[Start of Task input]

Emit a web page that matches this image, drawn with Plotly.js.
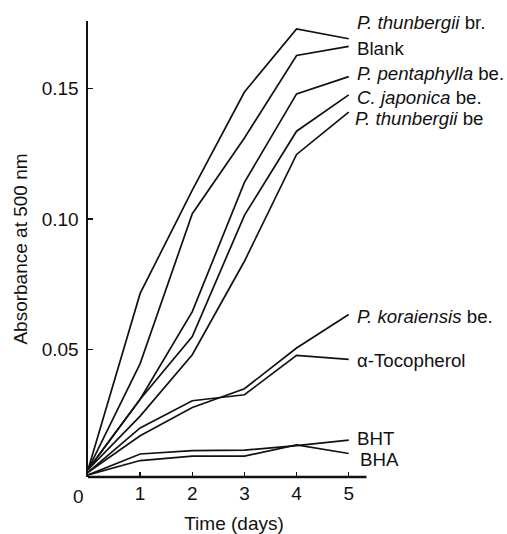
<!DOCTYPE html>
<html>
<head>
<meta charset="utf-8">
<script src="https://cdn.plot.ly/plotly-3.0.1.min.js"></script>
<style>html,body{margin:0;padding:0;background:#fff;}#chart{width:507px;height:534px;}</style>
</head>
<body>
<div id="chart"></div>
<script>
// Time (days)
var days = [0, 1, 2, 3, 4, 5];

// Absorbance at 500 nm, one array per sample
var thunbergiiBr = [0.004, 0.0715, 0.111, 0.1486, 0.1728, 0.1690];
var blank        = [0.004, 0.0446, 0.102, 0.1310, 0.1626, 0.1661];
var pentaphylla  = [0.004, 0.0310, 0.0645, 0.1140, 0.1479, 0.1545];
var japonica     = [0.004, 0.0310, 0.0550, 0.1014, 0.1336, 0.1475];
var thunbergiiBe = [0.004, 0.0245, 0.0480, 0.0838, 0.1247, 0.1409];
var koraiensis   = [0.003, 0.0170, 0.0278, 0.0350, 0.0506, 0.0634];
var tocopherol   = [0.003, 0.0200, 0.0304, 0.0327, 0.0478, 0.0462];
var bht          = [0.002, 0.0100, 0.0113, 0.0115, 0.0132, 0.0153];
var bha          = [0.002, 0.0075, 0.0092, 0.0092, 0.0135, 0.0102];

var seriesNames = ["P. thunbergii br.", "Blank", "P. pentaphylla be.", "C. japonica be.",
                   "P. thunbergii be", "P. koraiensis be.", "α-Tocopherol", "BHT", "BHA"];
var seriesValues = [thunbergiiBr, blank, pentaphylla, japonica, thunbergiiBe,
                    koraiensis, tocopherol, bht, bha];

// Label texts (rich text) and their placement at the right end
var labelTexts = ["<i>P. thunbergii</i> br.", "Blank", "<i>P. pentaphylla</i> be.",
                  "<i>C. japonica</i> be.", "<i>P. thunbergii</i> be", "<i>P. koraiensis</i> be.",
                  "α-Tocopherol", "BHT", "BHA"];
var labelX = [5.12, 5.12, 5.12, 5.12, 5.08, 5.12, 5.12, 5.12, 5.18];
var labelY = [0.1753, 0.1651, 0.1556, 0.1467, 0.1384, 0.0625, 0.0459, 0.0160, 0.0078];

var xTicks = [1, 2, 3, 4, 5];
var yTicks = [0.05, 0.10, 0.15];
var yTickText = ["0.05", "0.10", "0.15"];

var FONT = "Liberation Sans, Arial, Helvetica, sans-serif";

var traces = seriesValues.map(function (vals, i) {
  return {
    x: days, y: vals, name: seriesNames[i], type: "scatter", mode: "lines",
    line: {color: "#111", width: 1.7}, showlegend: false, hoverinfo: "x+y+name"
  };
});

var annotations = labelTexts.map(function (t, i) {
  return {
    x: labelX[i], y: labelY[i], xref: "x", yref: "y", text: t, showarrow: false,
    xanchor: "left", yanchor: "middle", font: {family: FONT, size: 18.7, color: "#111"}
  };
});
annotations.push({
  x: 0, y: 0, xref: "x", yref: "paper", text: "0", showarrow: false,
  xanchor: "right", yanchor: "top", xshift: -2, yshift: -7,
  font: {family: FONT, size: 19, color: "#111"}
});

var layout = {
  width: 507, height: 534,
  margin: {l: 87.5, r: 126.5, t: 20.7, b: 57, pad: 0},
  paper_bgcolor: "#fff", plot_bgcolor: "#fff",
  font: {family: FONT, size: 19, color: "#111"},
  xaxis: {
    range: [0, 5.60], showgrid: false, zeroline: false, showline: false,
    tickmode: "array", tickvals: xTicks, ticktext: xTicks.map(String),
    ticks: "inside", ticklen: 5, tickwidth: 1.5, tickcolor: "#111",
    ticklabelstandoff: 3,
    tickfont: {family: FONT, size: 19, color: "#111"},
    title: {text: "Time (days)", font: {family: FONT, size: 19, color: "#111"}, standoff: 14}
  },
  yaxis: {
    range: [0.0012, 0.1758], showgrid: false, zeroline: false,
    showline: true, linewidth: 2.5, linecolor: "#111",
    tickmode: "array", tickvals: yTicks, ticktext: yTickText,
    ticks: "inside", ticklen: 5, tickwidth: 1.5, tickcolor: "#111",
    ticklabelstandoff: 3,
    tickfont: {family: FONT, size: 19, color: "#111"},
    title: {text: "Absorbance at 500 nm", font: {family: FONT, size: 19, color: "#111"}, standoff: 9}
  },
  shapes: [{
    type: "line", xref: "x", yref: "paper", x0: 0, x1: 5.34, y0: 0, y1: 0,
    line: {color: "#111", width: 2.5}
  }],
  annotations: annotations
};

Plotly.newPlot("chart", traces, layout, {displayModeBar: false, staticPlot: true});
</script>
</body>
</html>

[End of Task input]
[Start of Task input]

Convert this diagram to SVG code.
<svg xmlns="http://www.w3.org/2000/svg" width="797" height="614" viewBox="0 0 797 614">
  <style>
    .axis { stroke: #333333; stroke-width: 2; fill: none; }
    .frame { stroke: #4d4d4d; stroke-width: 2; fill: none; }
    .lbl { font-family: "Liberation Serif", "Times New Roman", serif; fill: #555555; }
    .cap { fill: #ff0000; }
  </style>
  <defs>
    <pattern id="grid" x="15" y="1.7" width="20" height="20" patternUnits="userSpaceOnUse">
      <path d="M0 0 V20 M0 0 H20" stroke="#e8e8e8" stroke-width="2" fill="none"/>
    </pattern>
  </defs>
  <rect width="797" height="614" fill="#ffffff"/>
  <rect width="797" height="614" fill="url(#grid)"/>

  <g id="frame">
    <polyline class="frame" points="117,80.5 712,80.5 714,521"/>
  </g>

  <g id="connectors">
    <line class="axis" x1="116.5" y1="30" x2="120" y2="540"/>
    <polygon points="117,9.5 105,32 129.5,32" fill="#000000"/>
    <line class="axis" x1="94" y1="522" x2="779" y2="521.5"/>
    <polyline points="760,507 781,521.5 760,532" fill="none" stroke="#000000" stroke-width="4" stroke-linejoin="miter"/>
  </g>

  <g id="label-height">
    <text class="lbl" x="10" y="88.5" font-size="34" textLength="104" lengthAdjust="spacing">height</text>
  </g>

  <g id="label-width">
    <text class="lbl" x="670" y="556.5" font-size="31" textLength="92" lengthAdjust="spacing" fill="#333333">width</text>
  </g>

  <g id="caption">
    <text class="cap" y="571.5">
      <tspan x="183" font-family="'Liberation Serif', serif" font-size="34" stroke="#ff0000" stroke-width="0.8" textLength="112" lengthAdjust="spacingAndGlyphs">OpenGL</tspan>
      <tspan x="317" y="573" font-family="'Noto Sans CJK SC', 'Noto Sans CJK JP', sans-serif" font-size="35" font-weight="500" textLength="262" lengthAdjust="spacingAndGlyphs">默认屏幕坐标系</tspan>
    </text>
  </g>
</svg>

[End of Task input]

__Stated goal__
Above are some records; quote exactly and only the lines that begin at the line containing "Emit a web page" and stop after the line containing "var days = [0, 1, 2, 3, 4, 5];", leaving out the pictures.

__Response below__
Emit a web page that matches this image, drawn with Plotly.js.
<!DOCTYPE html>
<html>
<head>
<meta charset="utf-8">
<script src="https://cdn.plot.ly/plotly-3.0.1.min.js"></script>
<style>html,body{margin:0;padding:0;background:#fff;}#chart{width:507px;height:534px;}</style>
</head>
<body>
<div id="chart"></div>
<script>
// Time (days)
var days = [0, 1, 2, 3, 4, 5];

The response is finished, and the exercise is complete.